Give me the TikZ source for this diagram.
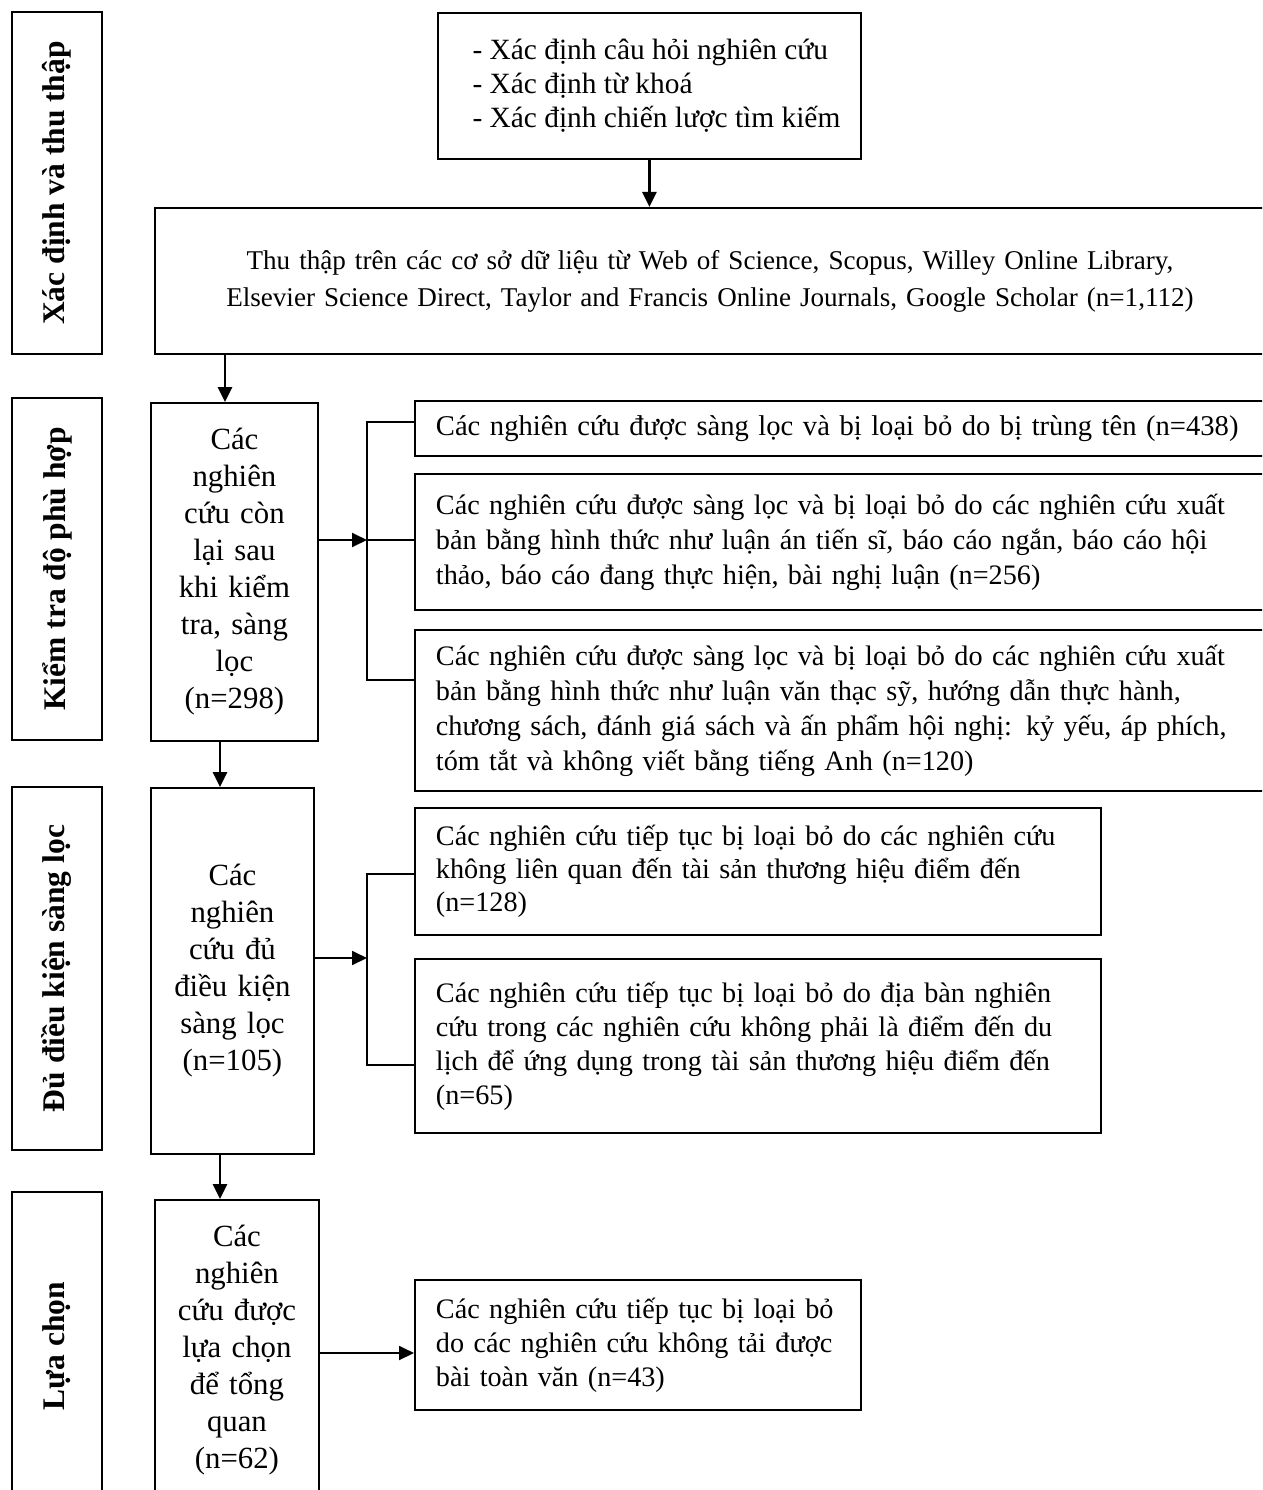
\documentclass[tikz,border=0pt]{standalone}
\usepackage{fontspec}
\setmainfont{Liberation Serif}
\usetikzlibrary{arrows.meta,calc}
\begin{document}
\begin{tikzpicture}[x=1pt,y=-1pt,
  lab/.style={draw, line width=2.8pt, rotate=90, minimum height=90pt, inner sep=0pt,
    font=\bfseries\fontsize{31.5}{36}\selectfont},
  box/.style={draw, line width=1.9pt, anchor=north west, inner ysep=0pt,
    font=\fontsize{28.2}{35}\selectfont},
  arr/.style={-{Triangle[length=15pt,width=14pt]}, line width=2.8pt},
  harr/.style={-{Triangle[length=15pt,width=14pt]}, line width=1.9pt},
  conn/.style={line width=1.9pt}]
\useasboundingbox (0,0) rectangle (1262,1490);
\clip (0,0) rectangle (1262,1490);
\fill[white] (0,0) rectangle (1262,1490);

% stage labels
\node[lab, minimum width=342pt] (l1) at (57,183) {Xác định và thu thập};
\node[lab, minimum width=342pt] (l2) at (57,569) {Kiểm tra độ phù hợp};
\node[lab, minimum width=363pt] (l3) at (57,968.5) {Đủ điều kiện sàng lọc};
\node[lab, minimum width=308pt] (l4) at (57,1346) {Lựa chọn};

% boxes
\node[box, minimum width=423pt, minimum height=146pt, align=left,
  font=\fontsize{29.4}{34}\selectfont] (top) at (437,12)
  {\hspace*{14pt}- Xác định câu hỏi nghiên cứu\\\hspace*{14pt}- Xác định từ khoá\\\hspace*{14pt}- Xác định chiến lược tìm kiếm};
\node[box, minimum width=1110pt, minimum height=146pt, inner xsep=10pt, text width=1090pt, align=center,
  font=\fontsize{27.1}{37}\selectfont] (big) at (154,207)
  {Thu thập trên các cơ sở dữ liệu từ Web of Science, Scopus, Willey Online Library,\\
   Elsevier Science Direct, Taylor and Francis Online Journals, Google Scholar (n=1,112)};

\node[box, minimum width=167pt, minimum height=338pt, inner xsep=3pt, text width=161pt, align=center,
  font=\fontsize{30.8}{37}\selectfont] (b1) at (150,402)
  {Các\\nghiên\\cứu còn\\lại sau\\khi kiểm\\tra, sàng\\lọc\\(n=298)};
\node[box, minimum width=163pt, minimum height=366pt, inner xsep=3pt, text width=157pt, align=center,
  font=\fontsize{30.8}{37}\selectfont] (b2) at (150,787)
  {Các\\nghiên\\cứu đủ\\điều kiện\\sàng lọc\\(n=105)};
\node[box, minimum width=164pt, minimum height=301pt, inner xsep=3pt, text width=158pt, align=center,
  font=\fontsize{30.8}{37}\selectfont] (c) at (154,1199)
  {Các\\nghiên\\cứu được\\lựa chọn\\để tổng\\quan\\(n=62)};

\node[box, minimum width=860pt, minimum height=55pt, inner xsep=21pt, text width=818pt, align=left,
  font=\fontsize{28.6}{35}\selectfont] (a1) at (414,400)
  {Các nghiên cứu được sàng lọc và bị loại bỏ do bị trùng tên (n=438)};
\node[box, minimum width=860pt, minimum height=136pt, inner xsep=21pt, text width=818pt, align=left] (a2) at (414,473)
  {Các nghiên cứu được sàng lọc và bị loại bỏ do các nghiên cứu xuất\\
   bản bằng hình thức như luận án tiến sĩ, báo cáo ngắn, báo cáo hội\\
   thảo, báo cáo đang thực hiện, bài nghị luận (n=256)};
\node[box, minimum width=860pt, minimum height=161pt, inner xsep=21pt, text width=818pt, align=left] (a3) at (414,629)
  {Các nghiên cứu được sàng lọc và bị loại bỏ do các nghiên cứu xuất\\
   bản bằng hình thức như luận văn thạc sỹ, hướng dẫn thực hành,\\
   chương sách, đánh giá sách và ấn phẩm hội nghị: kỷ yếu, áp phích,\\
   tóm tắt và không viết bằng tiếng Anh (n=120)};

\node[box, minimum width=686pt, minimum height=127pt, inner xsep=21pt, text width=644pt, align=left,
  font=\fontsize{28.2}{33}\selectfont] (bb1) at (414,807)
  {Các nghiên cứu tiếp tục bị loại bỏ do các nghiên cứu\\
   không liên quan đến tài sản thương hiệu điểm đến\\(n=128)};
\node[box, minimum width=686pt, minimum height=174pt, inner xsep=21pt, text width=644pt, align=left,
  font=\fontsize{28.2}{34}\selectfont] (bb2) at (414,958)
  {Các nghiên cứu tiếp tục bị loại bỏ do địa bàn nghiên\\
   cứu trong các nghiên cứu không phải là điểm đến du\\
   lịch để ứng dụng trong tài sản thương hiệu điểm đến\\(n=65)};

\node[box, minimum width=446pt, minimum height=130pt, inner xsep=21pt, text width=404pt, align=left,
  font=\fontsize{28.2}{34}\selectfont] (d) at (414,1279)
  {Các nghiên cứu tiếp tục bị loại bỏ\\do các nghiên cứu không tải được\\bài toàn văn (n=43)};

% connectors
\coordinate (p1) at (225,0);
\coordinate (p2) at (220,0);
\coordinate (k1) at (367,540);
\coordinate (k1t) at (367,422);
\coordinate (k1b) at (367,680);
\coordinate (k2) at (367,958);
\coordinate (k2t) at (367,874);
\coordinate (k2b) at (367,1065);
\coordinate (k3) at (0,1353);

\draw[arr] (top.south) -- (top.south |- big.north);
\draw[arr] (p1 |- big.south) -- (p1 |- b1.north);
\draw[harr] (b1.east |- k1) -- (k1);
\draw[conn] (a1.west |- k1t) -- (k1t) -- (k1b) -- (a3.west |- k1b);
\draw[conn] (k1) -- (a2.west |- k1);

\draw[arr] (p2 |- b1.south) -- (p2 |- b2.north);
\draw[harr] (b2.east |- k2) -- (k2);
\draw[conn] (bb1.west |- k2t) -- (k2t) -- (k2b) -- (bb2.west |- k2b);

\draw[arr] (p2 |- b2.south) -- (p2 |- c.north);
\draw[harr] (c.east |- k3) -- (d.west |- k3);
\end{tikzpicture}
\end{document}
◆ ◆ ◆
**The task**
Return the material exactly as given, apart from the pictures.

**Full answer**
Give me the TikZ source for this diagram.
\documentclass[tikz,border=0pt]{standalone}
\usepackage{fontspec}
\setmainfont{Liberation Serif}
\usetikzlibrary{arrows.meta,calc}
\begin{document}
\begin{tikzpicture}[x=1pt,y=-1pt,
  lab/.style={draw, line width=2.8pt, rotate=90, minimum height=90pt, inner sep=0pt,
    font=\bfseries\fontsize{31.5}{36}\selectfont},
  box/.style={draw, line width=1.9pt, anchor=north west, inner ysep=0pt,
    font=\fontsize{28.2}{35}\selectfont},
  arr/.style={-{Triangle[length=15pt,width=14pt]}, line width=2.8pt},
  harr/.style={-{Triangle[length=15pt,width=14pt]}, line width=1.9pt},
  conn/.style={line width=1.9pt}]
\useasboundingbox (0,0) rectangle (1262,1490);
\clip (0,0) rectangle (1262,1490);
\fill[white] (0,0) rectangle (1262,1490);

% stage labels
\node[lab, minimum width=342pt] (l1) at (57,183) {Xác định và thu thập};
\node[lab, minimum width=342pt] (l2) at (57,569) {Kiểm tra độ phù hợp};
\node[lab, minimum width=363pt] (l3) at (57,968.5) {Đủ điều kiện sàng lọc};
\node[lab, minimum width=308pt] (l4) at (57,1346) {Lựa chọn};

% boxes
\node[box, minimum width=423pt, minimum height=146pt, align=left,
  font=\fontsize{29.4}{34}\selectfont] (top) at (437,12)
  {\hspace*{14pt}- Xác định câu hỏi nghiên cứu\\\hspace*{14pt}- Xác định từ khoá\\\hspace*{14pt}- Xác định chiến lược tìm kiếm};
\node[box, minimum width=1110pt, minimum height=146pt, inner xsep=10pt, text width=1090pt, align=center,
  font=\fontsize{27.1}{37}\selectfont] (big) at (154,207)
  {Thu thập trên các cơ sở dữ liệu từ Web of Science, Scopus, Willey Online Library,\\
   Elsevier Science Direct, Taylor and Francis Online Journals, Google Scholar (n=1,112)};

\node[box, minimum width=167pt, minimum height=338pt, inner xsep=3pt, text width=161pt, align=center,
  font=\fontsize{30.8}{37}\selectfont] (b1) at (150,402)
  {Các\\nghiên\\cứu còn\\lại sau\\khi kiểm\\tra, sàng\\lọc\\(n=298)};
\node[box, minimum width=163pt, minimum height=366pt, inner xsep=3pt, text width=157pt, align=center,
  font=\fontsize{30.8}{37}\selectfont] (b2) at (150,787)
  {Các\\nghiên\\cứu đủ\\điều kiện\\sàng lọc\\(n=105)};
\node[box, minimum width=164pt, minimum height=301pt, inner xsep=3pt, text width=158pt, align=center,
  font=\fontsize{30.8}{37}\selectfont] (c) at (154,1199)
  {Các\\nghiên\\cứu được\\lựa chọn\\để tổng\\quan\\(n=62)};

\node[box, minimum width=860pt, minimum height=55pt, inner xsep=21pt, text width=818pt, align=left,
  font=\fontsize{28.6}{35}\selectfont] (a1) at (414,400)
  {Các nghiên cứu được sàng lọc và bị loại bỏ do bị trùng tên (n=438)};
\node[box, minimum width=860pt, minimum height=136pt, inner xsep=21pt, text width=818pt, align=left] (a2) at (414,473)
  {Các nghiên cứu được sàng lọc và bị loại bỏ do các nghiên cứu xuất\\
   bản bằng hình thức như luận án tiến sĩ, báo cáo ngắn, báo cáo hội\\
   thảo, báo cáo đang thực hiện, bài nghị luận (n=256)};
\node[box, minimum width=860pt, minimum height=161pt, inner xsep=21pt, text width=818pt, align=left] (a3) at (414,629)
  {Các nghiên cứu được sàng lọc và bị loại bỏ do các nghiên cứu xuất\\
   bản bằng hình thức như luận văn thạc sỹ, hướng dẫn thực hành,\\
   chương sách, đánh giá sách và ấn phẩm hội nghị: kỷ yếu, áp phích,\\
   tóm tắt và không viết bằng tiếng Anh (n=120)};

\node[box, minimum width=686pt, minimum height=127pt, inner xsep=21pt, text width=644pt, align=left,
  font=\fontsize{28.2}{33}\selectfont] (bb1) at (414,807)
  {Các nghiên cứu tiếp tục bị loại bỏ do các nghiên cứu\\
   không liên quan đến tài sản thương hiệu điểm đến\\(n=128)};
\node[box, minimum width=686pt, minimum height=174pt, inner xsep=21pt, text width=644pt, align=left,
  font=\fontsize{28.2}{34}\selectfont] (bb2) at (414,958)
  {Các nghiên cứu tiếp tục bị loại bỏ do địa bàn nghiên\\
   cứu trong các nghiên cứu không phải là điểm đến du\\
   lịch để ứng dụng trong tài sản thương hiệu điểm đến\\(n=65)};

\node[box, minimum width=446pt, minimum height=130pt, inner xsep=21pt, text width=404pt, align=left,
  font=\fontsize{28.2}{34}\selectfont] (d) at (414,1279)
  {Các nghiên cứu tiếp tục bị loại bỏ\\do các nghiên cứu không tải được\\bài toàn văn (n=43)};

% connectors
\coordinate (p1) at (225,0);
\coordinate (p2) at (220,0);
\coordinate (k1) at (367,540);
\coordinate (k1t) at (367,422);
\coordinate (k1b) at (367,680);
\coordinate (k2) at (367,958);
\coordinate (k2t) at (367,874);
\coordinate (k2b) at (367,1065);
\coordinate (k3) at (0,1353);

\draw[arr] (top.south) -- (top.south |- big.north);
\draw[arr] (p1 |- big.south) -- (p1 |- b1.north);
\draw[harr] (b1.east |- k1) -- (k1);
\draw[conn] (a1.west |- k1t) -- (k1t) -- (k1b) -- (a3.west |- k1b);
\draw[conn] (k1) -- (a2.west |- k1);

\draw[arr] (p2 |- b1.south) -- (p2 |- b2.north);
\draw[harr] (b2.east |- k2) -- (k2);
\draw[conn] (bb1.west |- k2t) -- (k2t) -- (k2b) -- (bb2.west |- k2b);

\draw[arr] (p2 |- b2.south) -- (p2 |- c.north);
\draw[harr] (c.east |- k3) -- (d.west |- k3);
\end{tikzpicture}
\end{document}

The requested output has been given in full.